TASK PROMPT - Please reproduce exactly the lines between the line holding "Reproduce this chart" and the line holding "2.376, 2.217, 2.108]", inclusive, leaving out any pictures.
***** EXERCISE MATERIALS *****
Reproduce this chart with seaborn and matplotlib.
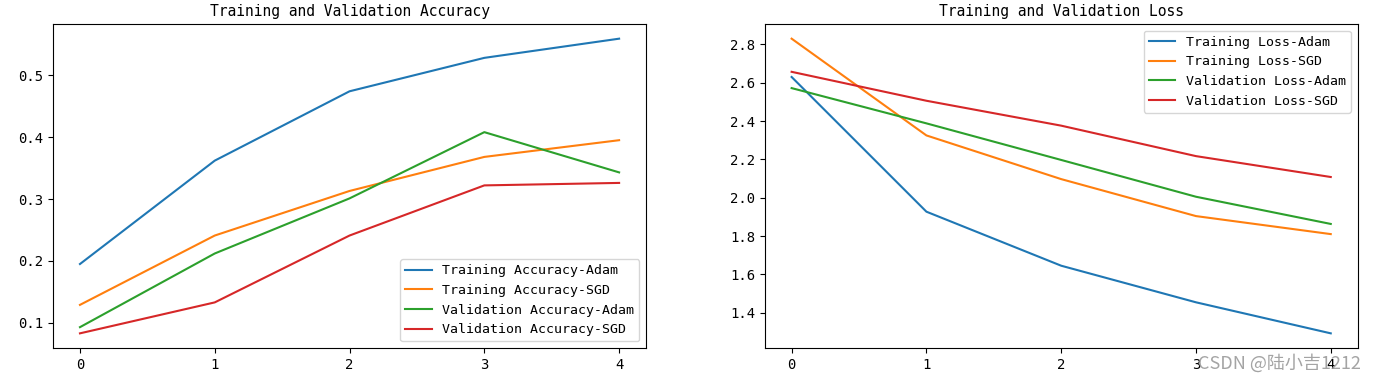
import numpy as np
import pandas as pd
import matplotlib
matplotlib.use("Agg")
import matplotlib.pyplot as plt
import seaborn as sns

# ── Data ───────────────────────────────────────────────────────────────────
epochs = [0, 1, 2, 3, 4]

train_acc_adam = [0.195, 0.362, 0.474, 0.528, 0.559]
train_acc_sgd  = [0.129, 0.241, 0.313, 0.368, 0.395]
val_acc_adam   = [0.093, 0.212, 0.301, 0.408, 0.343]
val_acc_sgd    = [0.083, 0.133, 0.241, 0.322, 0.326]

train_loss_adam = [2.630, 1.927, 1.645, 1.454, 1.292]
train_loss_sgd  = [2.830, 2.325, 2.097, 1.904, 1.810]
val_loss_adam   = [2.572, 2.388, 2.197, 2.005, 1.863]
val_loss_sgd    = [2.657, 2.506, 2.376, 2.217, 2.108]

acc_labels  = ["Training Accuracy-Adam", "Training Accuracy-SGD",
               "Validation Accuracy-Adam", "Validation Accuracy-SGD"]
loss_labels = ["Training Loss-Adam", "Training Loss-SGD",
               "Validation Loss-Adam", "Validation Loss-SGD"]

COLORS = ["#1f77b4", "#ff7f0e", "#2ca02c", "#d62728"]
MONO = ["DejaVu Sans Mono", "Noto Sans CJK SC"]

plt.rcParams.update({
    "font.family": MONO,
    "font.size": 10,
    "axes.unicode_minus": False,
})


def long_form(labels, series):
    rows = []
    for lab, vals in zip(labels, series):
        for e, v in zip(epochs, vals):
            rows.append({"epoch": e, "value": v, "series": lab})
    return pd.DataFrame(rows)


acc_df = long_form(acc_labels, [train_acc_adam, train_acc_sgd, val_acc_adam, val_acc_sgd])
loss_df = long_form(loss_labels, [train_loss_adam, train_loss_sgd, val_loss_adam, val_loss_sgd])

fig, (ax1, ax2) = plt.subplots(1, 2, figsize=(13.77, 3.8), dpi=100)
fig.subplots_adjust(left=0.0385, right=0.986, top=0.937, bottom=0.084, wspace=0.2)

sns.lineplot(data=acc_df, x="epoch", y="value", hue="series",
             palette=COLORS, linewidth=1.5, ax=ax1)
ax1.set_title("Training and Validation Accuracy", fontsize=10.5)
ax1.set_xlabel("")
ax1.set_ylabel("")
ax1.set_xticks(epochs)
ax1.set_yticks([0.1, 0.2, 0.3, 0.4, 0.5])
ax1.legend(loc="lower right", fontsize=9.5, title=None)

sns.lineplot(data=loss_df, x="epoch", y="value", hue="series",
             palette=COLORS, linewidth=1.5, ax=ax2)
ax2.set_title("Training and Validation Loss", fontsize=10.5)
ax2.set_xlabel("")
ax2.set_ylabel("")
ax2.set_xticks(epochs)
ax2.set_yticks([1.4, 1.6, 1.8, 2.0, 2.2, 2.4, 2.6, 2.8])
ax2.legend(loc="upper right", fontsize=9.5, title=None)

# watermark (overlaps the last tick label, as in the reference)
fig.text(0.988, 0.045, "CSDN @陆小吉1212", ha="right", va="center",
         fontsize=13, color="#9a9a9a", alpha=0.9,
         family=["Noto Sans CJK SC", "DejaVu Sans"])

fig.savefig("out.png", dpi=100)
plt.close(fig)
*****
***** EXERCISE MATERIALS *****
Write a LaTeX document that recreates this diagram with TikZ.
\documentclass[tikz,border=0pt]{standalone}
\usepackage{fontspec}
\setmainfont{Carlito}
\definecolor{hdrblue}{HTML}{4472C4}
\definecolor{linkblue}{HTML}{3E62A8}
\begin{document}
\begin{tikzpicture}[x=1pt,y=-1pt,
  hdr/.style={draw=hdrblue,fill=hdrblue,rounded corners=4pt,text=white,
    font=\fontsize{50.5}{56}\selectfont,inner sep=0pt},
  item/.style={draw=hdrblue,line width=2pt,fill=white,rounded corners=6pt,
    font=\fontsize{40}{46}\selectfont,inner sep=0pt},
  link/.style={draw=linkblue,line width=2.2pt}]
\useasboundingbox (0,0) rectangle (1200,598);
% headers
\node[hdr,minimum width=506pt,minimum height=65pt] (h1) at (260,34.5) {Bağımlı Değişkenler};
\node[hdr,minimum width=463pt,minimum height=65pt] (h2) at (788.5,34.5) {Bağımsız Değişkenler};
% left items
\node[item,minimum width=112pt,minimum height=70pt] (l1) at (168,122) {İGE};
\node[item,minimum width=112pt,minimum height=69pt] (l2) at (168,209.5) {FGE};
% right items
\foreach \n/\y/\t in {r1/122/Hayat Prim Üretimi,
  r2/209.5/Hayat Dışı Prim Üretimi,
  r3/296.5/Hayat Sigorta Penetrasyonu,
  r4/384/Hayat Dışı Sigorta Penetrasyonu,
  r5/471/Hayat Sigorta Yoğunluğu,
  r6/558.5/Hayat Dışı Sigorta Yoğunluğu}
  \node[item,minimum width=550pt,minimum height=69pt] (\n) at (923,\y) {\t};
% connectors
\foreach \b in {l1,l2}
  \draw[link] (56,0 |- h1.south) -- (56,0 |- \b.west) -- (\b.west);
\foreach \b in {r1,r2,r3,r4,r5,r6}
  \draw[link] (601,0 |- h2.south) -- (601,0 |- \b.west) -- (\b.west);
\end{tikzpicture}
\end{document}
*****
WRITTEN RESPONSE -
Reproduce this chart with seaborn and matplotlib.
import numpy as np
import pandas as pd
import matplotlib
matplotlib.use("Agg")
import matplotlib.pyplot as plt
import seaborn as sns

# ── Data ───────────────────────────────────────────────────────────────────
epochs = [0, 1, 2, 3, 4]

train_acc_adam = [0.195, 0.362, 0.474, 0.528, 0.559]
train_acc_sgd  = [0.129, 0.241, 0.313, 0.368, 0.395]
val_acc_adam   = [0.093, 0.212, 0.301, 0.408, 0.343]
val_acc_sgd    = [0.083, 0.133, 0.241, 0.322, 0.326]

train_loss_adam = [2.630, 1.927, 1.645, 1.454, 1.292]
train_loss_sgd  = [2.830, 2.325, 2.097, 1.904, 1.810]
val_loss_adam   = [2.572, 2.388, 2.197, 2.005, 1.863]
val_loss_sgd    = [2.657, 2.506, 2.376, 2.217, 2.108]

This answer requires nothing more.